[Start Dataset extract]
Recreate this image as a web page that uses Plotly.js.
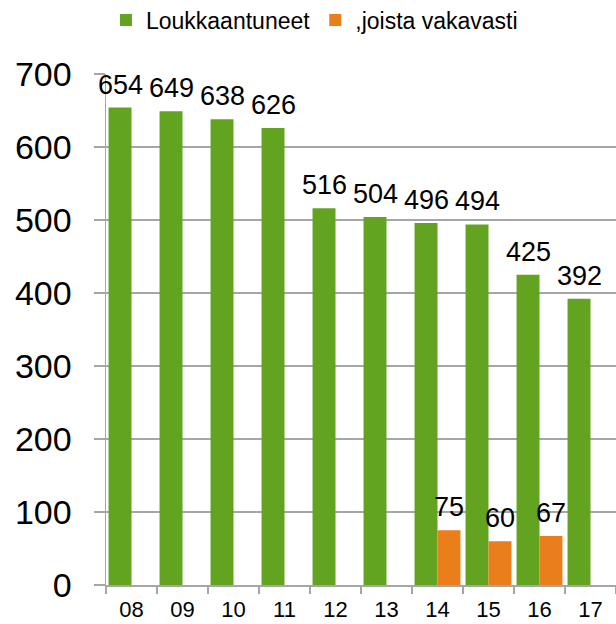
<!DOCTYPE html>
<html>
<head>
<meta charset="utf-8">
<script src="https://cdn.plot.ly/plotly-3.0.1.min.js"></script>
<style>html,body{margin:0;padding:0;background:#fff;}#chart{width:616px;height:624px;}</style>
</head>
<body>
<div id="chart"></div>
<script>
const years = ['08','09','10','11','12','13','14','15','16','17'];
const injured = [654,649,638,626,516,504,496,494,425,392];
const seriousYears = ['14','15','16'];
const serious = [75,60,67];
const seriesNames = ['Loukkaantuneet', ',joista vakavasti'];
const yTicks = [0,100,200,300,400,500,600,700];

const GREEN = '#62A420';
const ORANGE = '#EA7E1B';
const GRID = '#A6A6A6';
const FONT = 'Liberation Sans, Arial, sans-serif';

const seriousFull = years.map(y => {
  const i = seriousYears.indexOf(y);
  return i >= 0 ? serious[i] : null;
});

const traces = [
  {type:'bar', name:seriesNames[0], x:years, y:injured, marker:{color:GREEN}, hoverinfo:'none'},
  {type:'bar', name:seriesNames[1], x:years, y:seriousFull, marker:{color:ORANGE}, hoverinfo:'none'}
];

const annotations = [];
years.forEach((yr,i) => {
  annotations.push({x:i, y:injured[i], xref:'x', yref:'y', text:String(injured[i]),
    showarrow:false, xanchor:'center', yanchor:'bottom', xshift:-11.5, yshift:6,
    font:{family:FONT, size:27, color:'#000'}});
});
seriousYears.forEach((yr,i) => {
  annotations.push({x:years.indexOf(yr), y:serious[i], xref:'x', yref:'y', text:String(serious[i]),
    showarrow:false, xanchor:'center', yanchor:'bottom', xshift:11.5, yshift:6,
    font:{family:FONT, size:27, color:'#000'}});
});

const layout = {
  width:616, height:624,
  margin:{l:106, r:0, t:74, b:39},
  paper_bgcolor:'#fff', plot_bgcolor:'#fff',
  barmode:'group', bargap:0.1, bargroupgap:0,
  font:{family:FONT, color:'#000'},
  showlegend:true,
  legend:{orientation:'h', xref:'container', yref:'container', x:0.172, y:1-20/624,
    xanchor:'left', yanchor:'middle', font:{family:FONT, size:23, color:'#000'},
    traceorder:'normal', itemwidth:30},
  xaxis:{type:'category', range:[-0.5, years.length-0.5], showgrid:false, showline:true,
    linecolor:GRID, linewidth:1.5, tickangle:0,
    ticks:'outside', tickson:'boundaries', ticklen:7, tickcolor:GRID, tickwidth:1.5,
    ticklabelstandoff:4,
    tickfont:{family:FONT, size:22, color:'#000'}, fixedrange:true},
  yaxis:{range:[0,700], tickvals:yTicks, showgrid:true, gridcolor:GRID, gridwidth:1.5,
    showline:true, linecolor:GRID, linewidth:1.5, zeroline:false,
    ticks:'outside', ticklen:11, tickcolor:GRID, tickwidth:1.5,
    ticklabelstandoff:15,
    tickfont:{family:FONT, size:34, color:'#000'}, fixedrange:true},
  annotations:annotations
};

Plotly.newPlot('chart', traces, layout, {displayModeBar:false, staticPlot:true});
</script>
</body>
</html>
[End Dataset extract]
Reproduce all of the data exactly; the pictures do not belong in the copy.

Recreate this image as a web page that uses Plotly.js.
<!DOCTYPE html>
<html>
<head>
<meta charset="utf-8">
<script src="https://cdn.plot.ly/plotly-3.0.1.min.js"></script>
<style>html,body{margin:0;padding:0;background:#fff;}#chart{width:616px;height:624px;}</style>
</head>
<body>
<div id="chart"></div>
<script>
const years = ['08','09','10','11','12','13','14','15','16','17'];
const injured = [654,649,638,626,516,504,496,494,425,392];
const seriousYears = ['14','15','16'];
const serious = [75,60,67];
const seriesNames = ['Loukkaantuneet', ',joista vakavasti'];
const yTicks = [0,100,200,300,400,500,600,700];

const GREEN = '#62A420';
const ORANGE = '#EA7E1B';
const GRID = '#A6A6A6';
const FONT = 'Liberation Sans, Arial, sans-serif';

const seriousFull = years.map(y => {
  const i = seriousYears.indexOf(y);
  return i >= 0 ? serious[i] : null;
});

const traces = [
  {type:'bar', name:seriesNames[0], x:years, y:injured, marker:{color:GREEN}, hoverinfo:'none'},
  {type:'bar', name:seriesNames[1], x:years, y:seriousFull, marker:{color:ORANGE}, hoverinfo:'none'}
];

const annotations = [];
years.forEach((yr,i) => {
  annotations.push({x:i, y:injured[i], xref:'x', yref:'y', text:String(injured[i]),
    showarrow:false, xanchor:'center', yanchor:'bottom', xshift:-11.5, yshift:6,
    font:{family:FONT, size:27, color:'#000'}});
});
seriousYears.forEach((yr,i) => {
  annotations.push({x:years.indexOf(yr), y:serious[i], xref:'x', yref:'y', text:String(serious[i]),
    showarrow:false, xanchor:'center', yanchor:'bottom', xshift:11.5, yshift:6,
    font:{family:FONT, size:27, color:'#000'}});
});

const layout = {
  width:616, height:624,
  margin:{l:106, r:0, t:74, b:39},
  paper_bgcolor:'#fff', plot_bgcolor:'#fff',
  barmode:'group', bargap:0.1, bargroupgap:0,
  font:{family:FONT, color:'#000'},
  showlegend:true,
  legend:{orientation:'h', xref:'container', yref:'container', x:0.172, y:1-20/624,
    xanchor:'left', yanchor:'middle', font:{family:FONT, size:23, color:'#000'},
    traceorder:'normal', itemwidth:30},
  xaxis:{type:'category', range:[-0.5, years.length-0.5], showgrid:false, showline:true,
    linecolor:GRID, linewidth:1.5, tickangle:0,
    ticks:'outside', tickson:'boundaries', ticklen:7, tickcolor:GRID, tickwidth:1.5,
    ticklabelstandoff:4,
    tickfont:{family:FONT, size:22, color:'#000'}, fixedrange:true},
  yaxis:{range:[0,700], tickvals:yTicks, showgrid:true, gridcolor:GRID, gridwidth:1.5,
    showline:true, linecolor:GRID, linewidth:1.5, zeroline:false,
    ticks:'outside', ticklen:11, tickcolor:GRID, tickwidth:1.5,
    ticklabelstandoff:15,
    tickfont:{family:FONT, size:34, color:'#000'}, fixedrange:true},
  annotations:annotations
};

Plotly.newPlot('chart', traces, layout, {displayModeBar:false, staticPlot:true});
</script>
</body>
</html>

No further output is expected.